Written task.
Go through the records and copy each line where the word "this" occurs.

= = = = =

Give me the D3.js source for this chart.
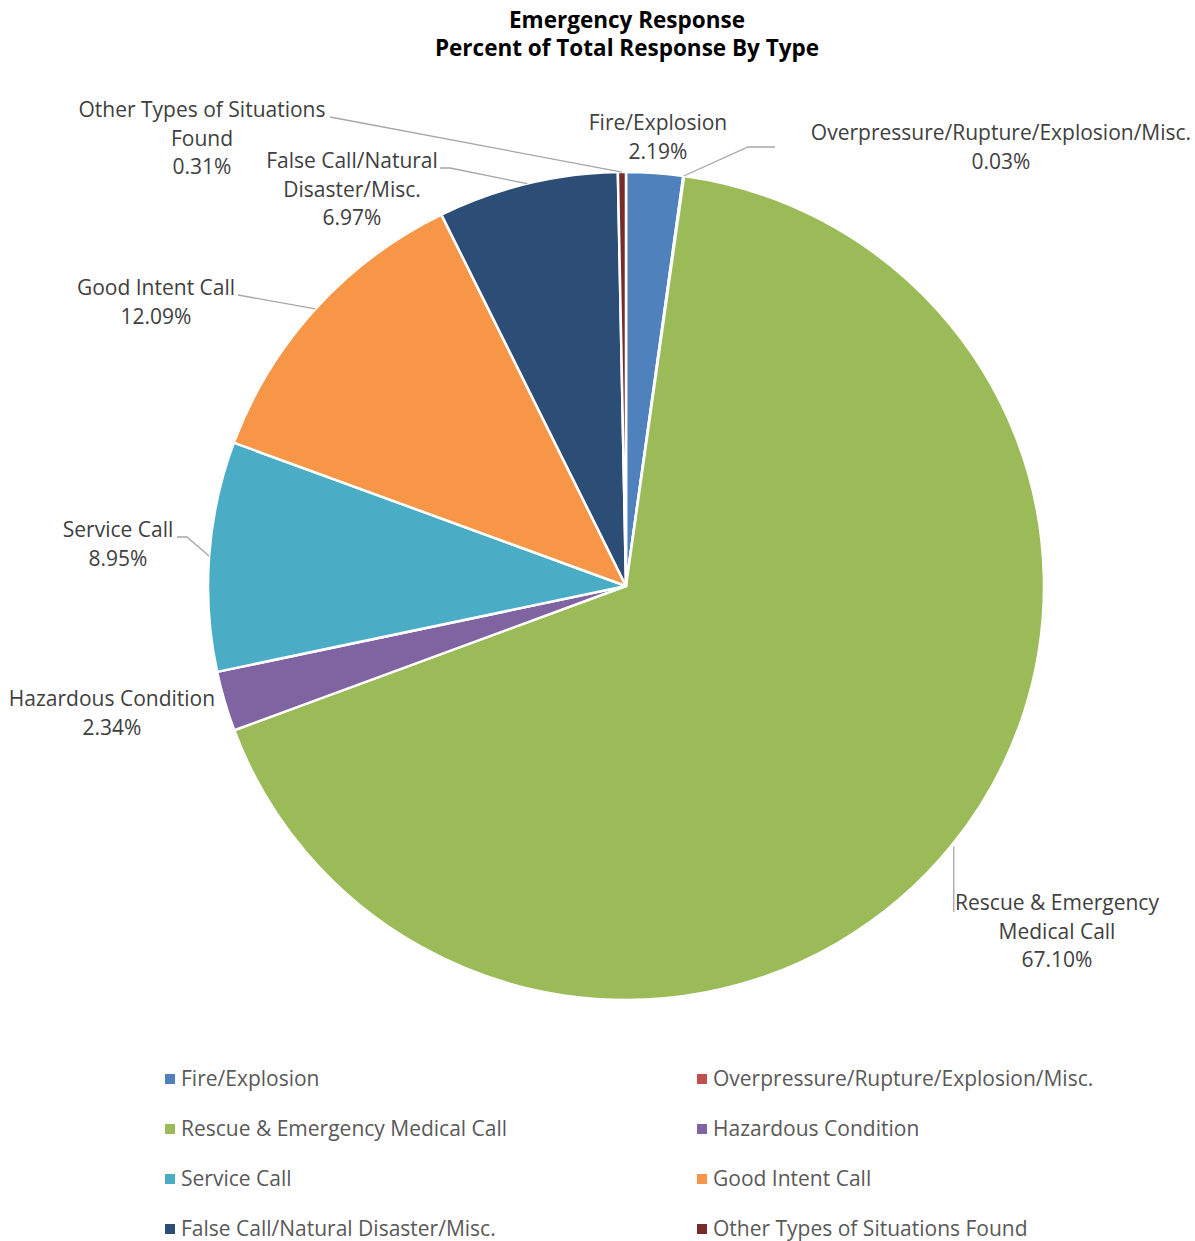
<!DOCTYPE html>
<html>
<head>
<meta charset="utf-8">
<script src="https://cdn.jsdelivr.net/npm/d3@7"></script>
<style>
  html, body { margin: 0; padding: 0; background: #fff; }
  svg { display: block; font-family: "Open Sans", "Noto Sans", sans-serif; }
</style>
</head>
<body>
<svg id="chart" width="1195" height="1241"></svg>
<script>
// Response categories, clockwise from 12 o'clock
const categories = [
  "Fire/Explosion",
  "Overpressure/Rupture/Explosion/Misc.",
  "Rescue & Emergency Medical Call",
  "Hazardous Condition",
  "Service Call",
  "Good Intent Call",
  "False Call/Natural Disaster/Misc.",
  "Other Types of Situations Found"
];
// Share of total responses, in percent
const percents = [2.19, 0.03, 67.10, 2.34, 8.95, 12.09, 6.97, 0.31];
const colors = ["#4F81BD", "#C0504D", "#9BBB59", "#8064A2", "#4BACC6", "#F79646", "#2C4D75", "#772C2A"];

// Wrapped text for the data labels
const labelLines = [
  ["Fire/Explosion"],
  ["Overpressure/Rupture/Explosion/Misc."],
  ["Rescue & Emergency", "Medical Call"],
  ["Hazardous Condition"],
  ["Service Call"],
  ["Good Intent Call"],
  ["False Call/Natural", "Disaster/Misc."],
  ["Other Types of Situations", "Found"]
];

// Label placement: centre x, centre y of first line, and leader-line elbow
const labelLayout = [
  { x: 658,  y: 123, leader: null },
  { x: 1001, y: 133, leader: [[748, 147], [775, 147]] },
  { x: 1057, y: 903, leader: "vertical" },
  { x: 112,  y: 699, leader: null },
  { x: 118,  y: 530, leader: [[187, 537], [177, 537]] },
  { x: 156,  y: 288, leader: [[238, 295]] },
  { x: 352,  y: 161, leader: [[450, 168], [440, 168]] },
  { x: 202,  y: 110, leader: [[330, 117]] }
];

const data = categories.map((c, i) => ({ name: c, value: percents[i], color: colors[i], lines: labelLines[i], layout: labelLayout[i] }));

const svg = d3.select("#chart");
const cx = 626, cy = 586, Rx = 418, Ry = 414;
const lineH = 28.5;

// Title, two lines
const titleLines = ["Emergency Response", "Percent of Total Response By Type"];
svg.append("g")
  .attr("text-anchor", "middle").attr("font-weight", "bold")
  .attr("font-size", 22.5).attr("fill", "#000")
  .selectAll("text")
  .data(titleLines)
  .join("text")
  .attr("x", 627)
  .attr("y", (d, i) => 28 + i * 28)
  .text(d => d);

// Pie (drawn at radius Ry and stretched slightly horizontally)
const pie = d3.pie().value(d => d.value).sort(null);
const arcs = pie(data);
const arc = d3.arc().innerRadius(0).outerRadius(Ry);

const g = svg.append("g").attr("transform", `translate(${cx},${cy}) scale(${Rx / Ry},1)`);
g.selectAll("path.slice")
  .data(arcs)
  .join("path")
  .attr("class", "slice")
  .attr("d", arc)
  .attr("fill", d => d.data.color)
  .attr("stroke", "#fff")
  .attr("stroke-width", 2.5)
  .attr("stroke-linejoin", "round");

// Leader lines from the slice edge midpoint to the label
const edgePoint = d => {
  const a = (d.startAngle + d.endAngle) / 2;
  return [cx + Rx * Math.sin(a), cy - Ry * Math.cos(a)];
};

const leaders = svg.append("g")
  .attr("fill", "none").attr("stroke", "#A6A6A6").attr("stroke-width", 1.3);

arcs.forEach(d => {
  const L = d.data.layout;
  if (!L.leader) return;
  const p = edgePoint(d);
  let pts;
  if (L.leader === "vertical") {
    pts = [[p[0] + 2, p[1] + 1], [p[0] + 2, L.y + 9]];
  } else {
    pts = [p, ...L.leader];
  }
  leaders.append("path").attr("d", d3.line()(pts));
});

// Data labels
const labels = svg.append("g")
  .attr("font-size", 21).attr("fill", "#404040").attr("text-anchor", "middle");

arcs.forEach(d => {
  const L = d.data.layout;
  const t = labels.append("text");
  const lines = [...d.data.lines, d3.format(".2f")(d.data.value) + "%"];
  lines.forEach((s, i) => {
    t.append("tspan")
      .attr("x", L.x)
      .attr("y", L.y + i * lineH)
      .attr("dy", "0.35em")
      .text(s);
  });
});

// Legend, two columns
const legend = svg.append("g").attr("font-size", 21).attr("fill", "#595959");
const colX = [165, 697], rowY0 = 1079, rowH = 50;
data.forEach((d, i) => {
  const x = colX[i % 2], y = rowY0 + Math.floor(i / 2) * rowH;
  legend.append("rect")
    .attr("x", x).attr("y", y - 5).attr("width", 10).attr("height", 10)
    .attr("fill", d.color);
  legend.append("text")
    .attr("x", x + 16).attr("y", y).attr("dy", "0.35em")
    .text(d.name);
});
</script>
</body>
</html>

= = = = =

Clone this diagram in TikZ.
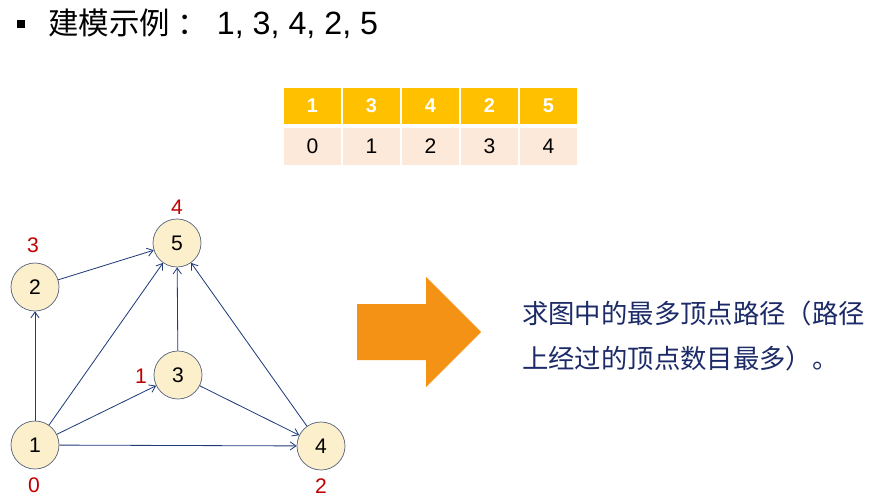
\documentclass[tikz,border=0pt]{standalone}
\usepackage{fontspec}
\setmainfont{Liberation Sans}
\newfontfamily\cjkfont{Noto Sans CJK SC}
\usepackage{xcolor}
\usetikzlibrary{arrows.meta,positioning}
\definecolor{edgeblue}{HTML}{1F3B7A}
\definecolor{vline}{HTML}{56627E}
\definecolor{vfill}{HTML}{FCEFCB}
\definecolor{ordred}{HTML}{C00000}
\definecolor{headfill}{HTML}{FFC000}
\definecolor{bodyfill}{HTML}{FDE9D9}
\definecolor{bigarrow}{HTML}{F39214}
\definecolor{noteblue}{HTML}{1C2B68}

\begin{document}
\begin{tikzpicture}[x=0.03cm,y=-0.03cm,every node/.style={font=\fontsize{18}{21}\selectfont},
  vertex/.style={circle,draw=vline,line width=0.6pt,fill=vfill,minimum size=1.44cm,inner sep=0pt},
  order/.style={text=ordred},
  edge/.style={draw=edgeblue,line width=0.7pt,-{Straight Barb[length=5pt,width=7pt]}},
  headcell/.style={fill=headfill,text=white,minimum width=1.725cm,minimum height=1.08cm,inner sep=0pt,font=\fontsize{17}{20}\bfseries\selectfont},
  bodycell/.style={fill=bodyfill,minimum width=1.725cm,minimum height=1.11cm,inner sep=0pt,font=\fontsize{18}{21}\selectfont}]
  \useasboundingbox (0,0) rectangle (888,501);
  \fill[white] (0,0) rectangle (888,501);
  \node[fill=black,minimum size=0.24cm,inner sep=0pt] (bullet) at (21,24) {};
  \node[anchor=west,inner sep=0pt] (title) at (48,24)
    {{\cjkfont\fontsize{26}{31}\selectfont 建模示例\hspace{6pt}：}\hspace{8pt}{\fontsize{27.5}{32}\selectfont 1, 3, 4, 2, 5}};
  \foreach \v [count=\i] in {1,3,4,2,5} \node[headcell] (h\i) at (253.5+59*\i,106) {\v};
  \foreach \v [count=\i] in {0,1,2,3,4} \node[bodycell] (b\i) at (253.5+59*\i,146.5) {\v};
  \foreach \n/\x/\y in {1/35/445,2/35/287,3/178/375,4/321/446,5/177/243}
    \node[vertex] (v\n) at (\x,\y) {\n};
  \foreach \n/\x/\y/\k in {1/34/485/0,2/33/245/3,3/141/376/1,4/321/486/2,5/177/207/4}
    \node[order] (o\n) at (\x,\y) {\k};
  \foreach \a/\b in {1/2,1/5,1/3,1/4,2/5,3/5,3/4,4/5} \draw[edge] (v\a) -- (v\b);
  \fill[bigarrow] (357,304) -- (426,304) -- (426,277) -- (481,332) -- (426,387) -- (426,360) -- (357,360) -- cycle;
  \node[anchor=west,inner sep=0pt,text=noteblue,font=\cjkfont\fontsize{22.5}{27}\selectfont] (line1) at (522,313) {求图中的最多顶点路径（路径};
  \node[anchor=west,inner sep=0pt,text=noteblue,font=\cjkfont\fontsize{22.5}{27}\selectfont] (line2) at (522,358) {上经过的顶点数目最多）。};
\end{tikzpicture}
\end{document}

= = = = =

Answer to the exercise.
Give me the D3.js source for this chart.
Clone this diagram in TikZ.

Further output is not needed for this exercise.